Treating Chronic Pain

Chronic pain is a challenging condition that is estimated to affect 15 -20% of the adult population of the United States.    One of the most critical questions about any specific treatment for chronic pain is, “does it work?”   The answer to this simple question is complex and with all honestly, “it depends”.     This sort of answer really upsets academics and payers when we try to devise strategies to treat pain. In medicine we want our treatment plans to be based on evidence-based medicine (EBM).   The idea here is that modern medicine can predicted best treatment by plans that have been established by good research data.   The best form of this research is called a double blind, randomized controlled trial (RCT).    Unfortunately the challenges in using evidence based medicine approach and creating good randomized controlled trials are massive particularly in pain management which has so many variables. Just a few of these involve unique Injuries and pain generators , personalities, upbringing, expectations, support systems, psychological and emotional stressors, co-illnesses, access to care, not to mention a payer system which has every patient playing by a different set of rules.

Don’t get me wrong, we’d love RCT with EBM to direct all our treatments, but they aren’t there.   Many advertised treatments report that they have been successfully studied, but most of these claims are based on limited data and often not the gold standard research discussed above. Pain specialists are called on to help in difficult cases.   We are in not in the position to simply turn patients away after some Tylenol, a couple of NSAID trials, an anti-depressant and some expensive medications that have high side effect profiles that half our patients can’t afford.

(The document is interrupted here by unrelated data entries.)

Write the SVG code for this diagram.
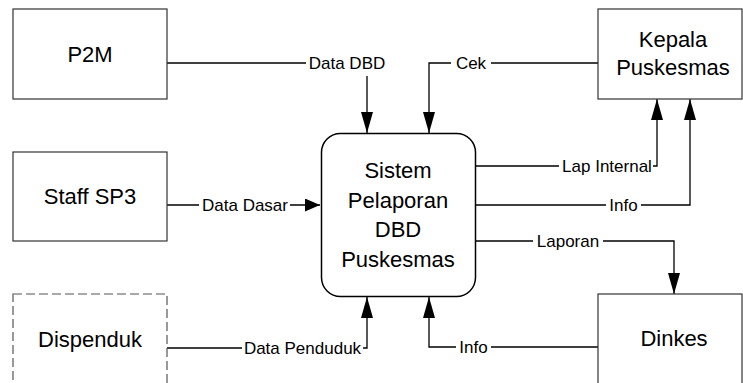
<svg xmlns="http://www.w3.org/2000/svg" width="743" height="383" viewBox="0 0 743 383">
<style>
.box{fill:#fff;stroke:#333;stroke-width:1.2}
.dash{fill:#fff;stroke:#555;stroke-width:1.2;stroke-dasharray:9 4}
.proc{fill:#fff;stroke:#000;stroke-width:1.5}
.t{font-family:"Liberation Sans",Arial,sans-serif;font-size:22px;fill:#000;text-anchor:middle}
.c{fill:none;stroke:#000;stroke-width:1.3}
.lbg{fill:#fff;stroke:none}
.l{font-family:"Liberation Sans",Arial,sans-serif;font-size:17px;fill:#000;text-anchor:middle}
</style>
<defs>
<marker id="av" viewBox="0 0 21 12" refX="21" refY="6" markerWidth="21" markerHeight="12" markerUnits="userSpaceOnUse" orient="auto"><path d="M0,0 L21,6 L0,12 z" fill="#000"/></marker>
<marker id="ah" viewBox="0 0 15 13" refX="15" refY="6.5" markerWidth="15" markerHeight="13" markerUnits="userSpaceOnUse" orient="auto"><path d="M0,0 L15,6.5 L0,13 z" fill="#000"/></marker>
</defs>
<rect width="743" height="383" fill="#fff"/>
<g id="connectors">
<path class="c" d="M167,63 H367 V133" marker-end="url(#av)"/>
<path class="c" d="M598,63 H429 V133" marker-end="url(#av)"/>
<path class="c" d="M167,205 H320" marker-end="url(#ah)"/>
<path class="c" d="M476,166 H657 V99" marker-end="url(#av)"/>
<path class="c" d="M476,205 H690 V99" marker-end="url(#av)"/>
<path class="c" d="M476,241 H674 V294" marker-end="url(#av)"/>
<path class="c" d="M598,347 H429 V297" marker-end="url(#av)"/>
<path class="c" d="M167,348 H367 V297" marker-end="url(#av)"/>
<rect class="lbg" x="306" y="52" width="82" height="24"/>
<text class="l" x="347" y="69">Data DBD</text>
<rect class="lbg" x="451" y="54" width="40" height="18"/>
<text class="l" x="471" y="69">Cek</text>
<rect class="lbg" x="199" y="196" width="91" height="18"/>
<text class="l" x="245" y="211">Data Dasar</text>
<rect class="lbg" x="559" y="157" width="94" height="18"/>
<text class="l" x="607" y="172">Lap Internal</text>
<rect class="lbg" x="606" y="196" width="35" height="18"/>
<text class="l" x="623.5" y="211">Info</text>
<rect class="lbg" x="533" y="232" width="70" height="18"/>
<text class="l" x="568" y="247">Laporan</text>
<rect class="lbg" x="456" y="338" width="35" height="18"/>
<text class="l" x="473.5" y="353">Info</text>
<rect class="lbg" x="242" y="339" width="121" height="18"/>
<text class="l" x="302.5" y="354">Data Penduduk</text>
</g>
<g id="p2m">
<rect class="box" x="13" y="9" width="154" height="90"/>
<text class="t" x="90" y="62">P2M</text>
</g>
<g id="staff-sp3">
<rect class="box" x="13" y="152" width="154" height="89"/>
<text class="t" x="90" y="204">Staff SP3</text>
</g>
<g id="dispenduk">
<rect class="dash" x="13" y="294" width="154" height="110"/>
<text class="t" x="90" y="347">Dispenduk</text>
</g>
<g id="sistem">
<rect class="proc" x="321.5" y="133.5" width="154" height="163" rx="19" ry="19"/>
<text class="t" x="398" y="178">Sistem</text>
<text class="t" x="398" y="207.5">Pelaporan</text>
<text class="t" x="398" y="237">DBD</text>
<text class="t" x="398" y="266.5">Puskesmas</text>
</g>
<g id="kepala-puskesmas">
<rect class="box" x="598" y="9" width="144" height="90"/>
<text class="t" x="673" y="47">Kepala</text>
<text class="t" x="673" y="75">Puskesmas</text>
</g>
<g id="dinkes">
<rect class="box" x="598" y="294" width="144" height="110"/>
<text class="t" x="674" y="346">Dinkes</text>
</g>
</svg>
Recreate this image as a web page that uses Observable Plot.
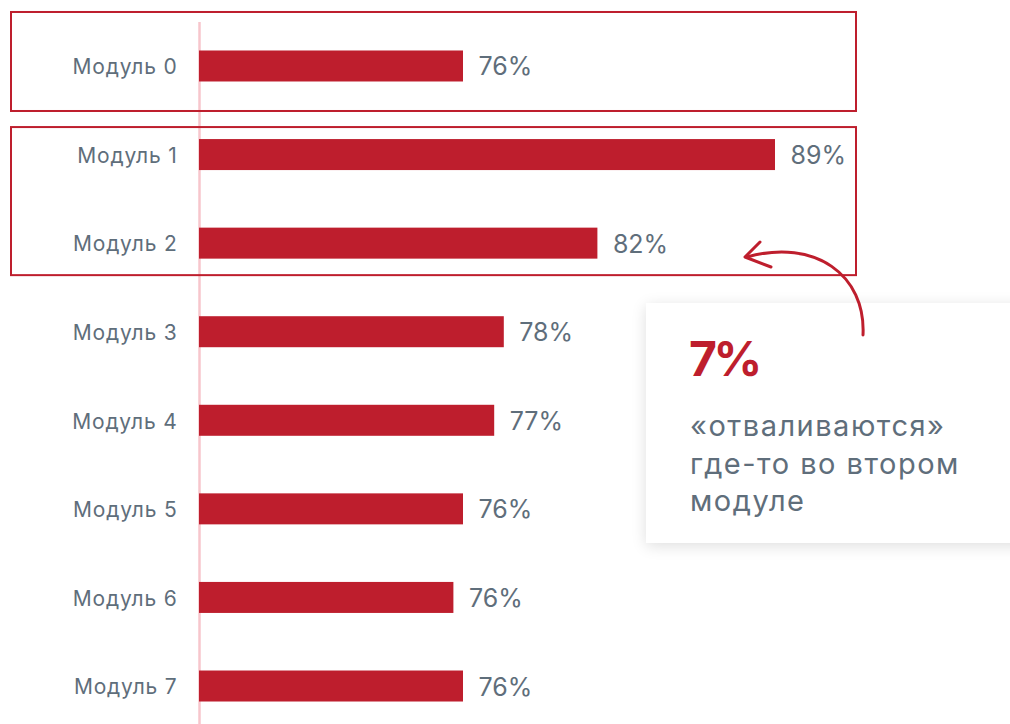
<!DOCTYPE html>
<html>
<head>
<meta charset="utf-8">
<script src="https://cdn.jsdelivr.net/npm/d3@7"></script>
<script src="https://cdn.jsdelivr.net/npm/@observablehq/plot@0.6"></script>
<style>
  html, body { margin: 0; padding: 0; background: #fff; }
  #wrap { position: relative; width: 1010px; height: 724px; overflow: hidden; font-family: Inter, "Noto Sans", sans-serif; }
  #card { position: absolute; left: 646px; top: 303px; width: 400px; height: 240px; background: #fff;
          box-shadow: 0 3px 14px rgba(0,0,0,0.13); box-sizing: border-box; }
  #overlay { position: absolute; left: 0; top: 0; pointer-events: none; }
</style>
</head>
<body>
<div id="wrap"></div>
<script>
const modules = ["Модуль 0","Модуль 1","Модуль 2","Модуль 3","Модуль 4","Модуль 5","Модуль 6","Модуль 7"];
const values  = [76, 89, 81.6, 77.7, 77.3, 76, 75.6, 76];
const labels  = ["76%","89%","82%","78%","77%","76%","76%","76%"];
const calloutValue = "7%";
const calloutLines = ["«отваливаются»", "где-то во втором", "модуле"];

const data = modules.map((m, i) => ({module: m, value: values[i], label: labels[i]}));
const red = "#be1e2d";
const gray = "#5f6e7b";
const xMin = 65;

const chart = Plot.plot({
  width: 1010,
  height: 724,
  marginLeft: 199,
  marginRight: 235,
  marginTop: 22,
  marginBottom: 0,
  style: {fontFamily: "Inter, 'Noto Sans', sans-serif", background: "transparent"},
  x: {domain: [xMin, 89], axis: null},
  y: {domain: modules, range: [6.2, 745.8], paddingInner: 0.65, paddingOuter: 0.5, round: false, label: null},
  marks: [
    Plot.ruleX([xMin], {stroke: "#f7c6cc", strokeWidth: 2.5}),
    Plot.barX(data, {y: "module", x1: xMin, x2: "value", fill: red}),
    Plot.text(data, {y: "module", x: "value", text: "label", dx: 15, dy: 1, textAnchor: "start", fontSize: 25, fill: gray}),
    Plot.axisY({tickSize: 0, tickPadding: 22, fontSize: 21, fill: gray, label: null, dy: 1})
  ]
});

// slightly wider tracking on the row labels
d3.select(chart).selectAll("g[aria-label='y-axis tick label'] text").style("letter-spacing", "0.8px");

const wrap = document.getElementById("wrap");
chart.style.position = "absolute";
chart.style.left = "0px";
chart.style.top = "0px";
wrap.appendChild(chart);

// annotation boxes around rows
const ys = chart.scale("y");
const bw = ys.bandwidth;
const ov = d3.select(wrap).append("svg").attr("id", "overlay").attr("width", 1010).attr("height", 724);
const boxes = [
  {from: "Модуль 0", to: "Модуль 0", padTop: 38.5, padBottom: 29.5},
  {from: "Модуль 1", to: "Модуль 2", padTop: 12, padBottom: 16.5}
];
boxes.forEach(b => {
  const top = ys.apply(b.from) - b.padTop;
  const bot = ys.apply(b.to) + bw + b.padBottom;
  ov.append("rect").attr("x", 11).attr("y", top)
    .attr("width", 845).attr("height", bot - top)
    .attr("fill", "none").attr("stroke", red).attr("stroke-width", 2);
});

// callout card
const card = d3.select(wrap).append("div").attr("id", "card");
card.append("div").text(calloutValue)
  .style("position", "absolute").style("left", "43px").style("top", "26px")
  .style("font-size", "48px").style("font-weight", "700").style("color", red)
  .style("line-height", "60px").style("letter-spacing", "-3.5px");
const body = card.append("div")
  .style("position", "absolute").style("left", "44px").style("top", "104px")
  .style("font-size", "29px").style("line-height", "37.5px").style("color", gray)
  .style("letter-spacing", "1.5px");
calloutLines.forEach(l => body.append("div").text(l));

// arrow (above card)
const ar = d3.select(wrap).append("svg").attr("width", 1010).attr("height", 724)
  .style("position", "absolute").style("left", "0px").style("top", "0px");
ar.append("path").attr("d", "M 863 335 C 866 275, 815 238, 747 257")
  .attr("fill", "none").attr("stroke", red).attr("stroke-width", 3).attr("stroke-linecap", "round");
ar.append("path").attr("d", "M 760 242 L 745 257 L 771 267")
  .attr("fill", "none").attr("stroke", red).attr("stroke-width", 3).attr("stroke-linecap", "round").attr("stroke-linejoin", "round");
</script>
</body>
</html>
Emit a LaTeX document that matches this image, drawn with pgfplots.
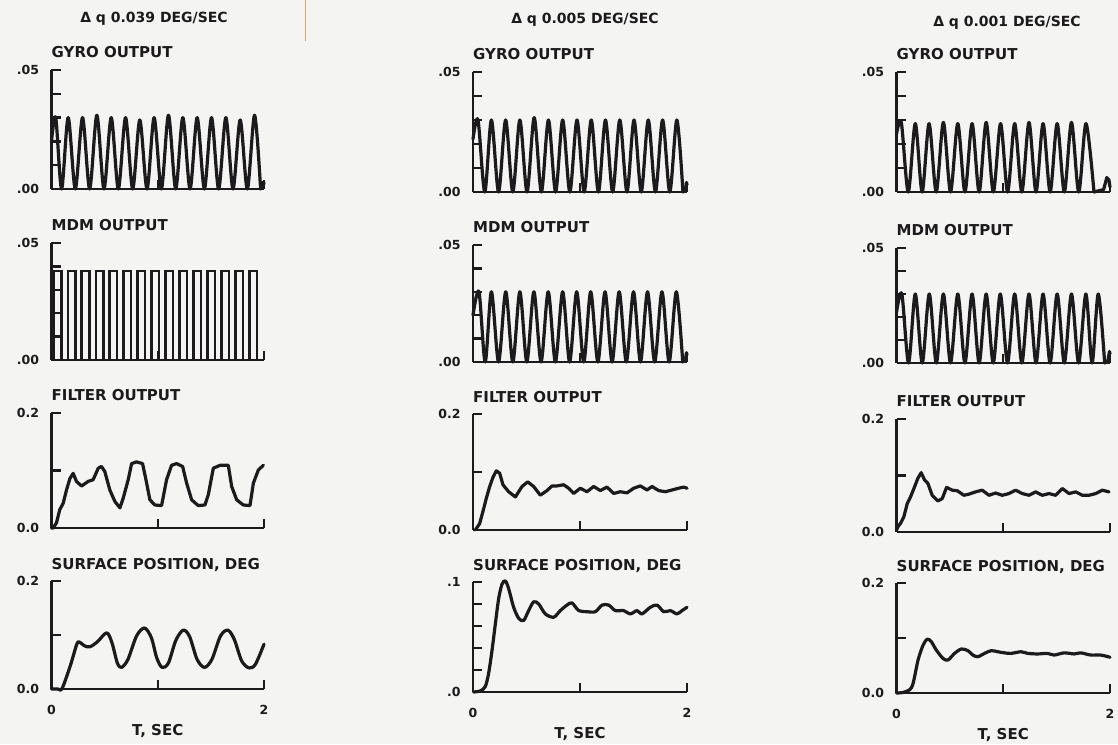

We have some treatments that work well, but all treatments don’t work the same for every patient even with similar diagnosis. .   We use our experience and knowledge to find what helps but unfortunately many restrictions often block our efforts.   More restrictions seem to be on the way.    Using trials of therapy has been our approach.   The key to treating pain successfully is to take excellent history, examine the patient, review the available studies, order new ones when appropriate then start trying the safest treatments most likely to help.   We also must be ethical and cost conscious.      If the initial treatments are not successful a different treatment must be trialed.    There may be a time when we can neatly wrap all this into a fixed plan that makes payers and academics happy but we are a long way from that ideal.   The skill and experience of   physicians must be respected in this endeavor or our patients will lose out on many successful treatment options.